Sometimes, in those early days, I’d go to Discovery Park on the hillside above Jericho School in Point Grey and look at downtown spread out on its peninsula. I was starting to see Vancouver differently. I’d say to myself, “Vancouver isn’t small, but it’s so far from everything, stuck way out here on the western edge of Canada.” After driving south for hours, you’d be in… Seattle. Drive east for a WHOLE DAY?…Calgary. Underwhelming.
New York, Boston, Montreal and Toronto seemed far away. Had I made the wrong choice? Should I have stayed in the East? But that was before everyone started saying that the future of Canada lay in closer ties with Asia, before architects and urban planners started talking about “Vancouverism,” before Expo 86, before Hong Kong 1997 and Hollywood North. Now I can say to myself: I’m way out on the edge AND at the centre of something, all at once.

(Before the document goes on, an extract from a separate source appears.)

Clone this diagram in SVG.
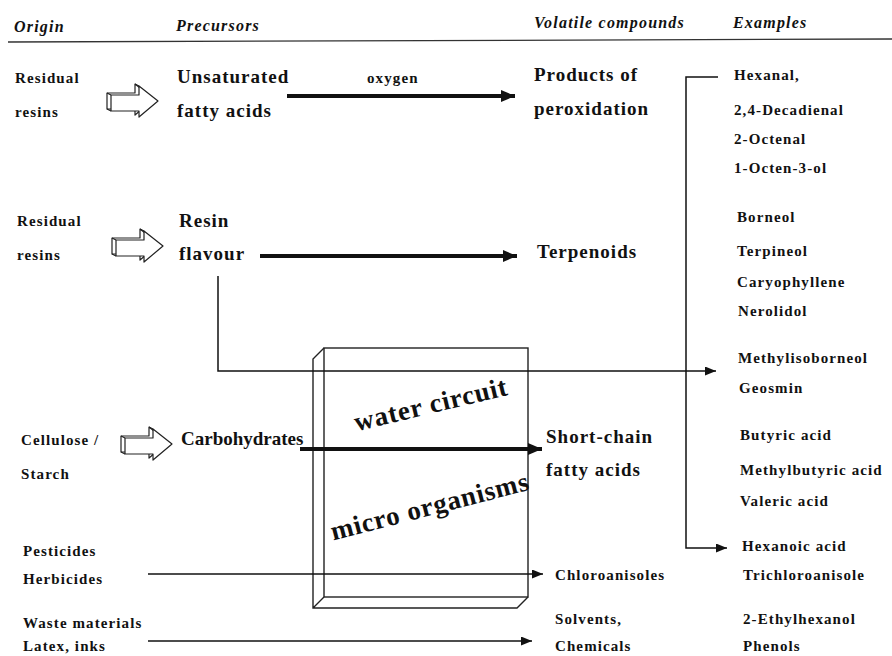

I’ve had many homes in Vancouver – west side, east side – but always within sight of the North Shore mountains, always close to the waterfront – English Bay or Burrard Inlet. Oh yes, I wanted to live in a big city, and I love it, but I need to be able to see and feel the land and sea, as I did in Nova Scotia.
I guess there are some things you can’t leave behind.
That’s why I’ve ended up in Strathcona. In the middle of the metropolis, I feel like I live in a village. My wife and I were first attracted by the old houses. In a young city, they reminded me of old homes back East. We were attracted by the small town feeling of Strathcona: its size and shape were limited by the waterfront and the False Creek flats, people knew most of their neighbours (alas, not so much nowadays), and the community felt united in common cause.
Somehow I’ve come full circle. My chosen home is in a part of Vancouver that reminds me of my birthplace, and it’s a bit like the home I needed to escape all those years ago.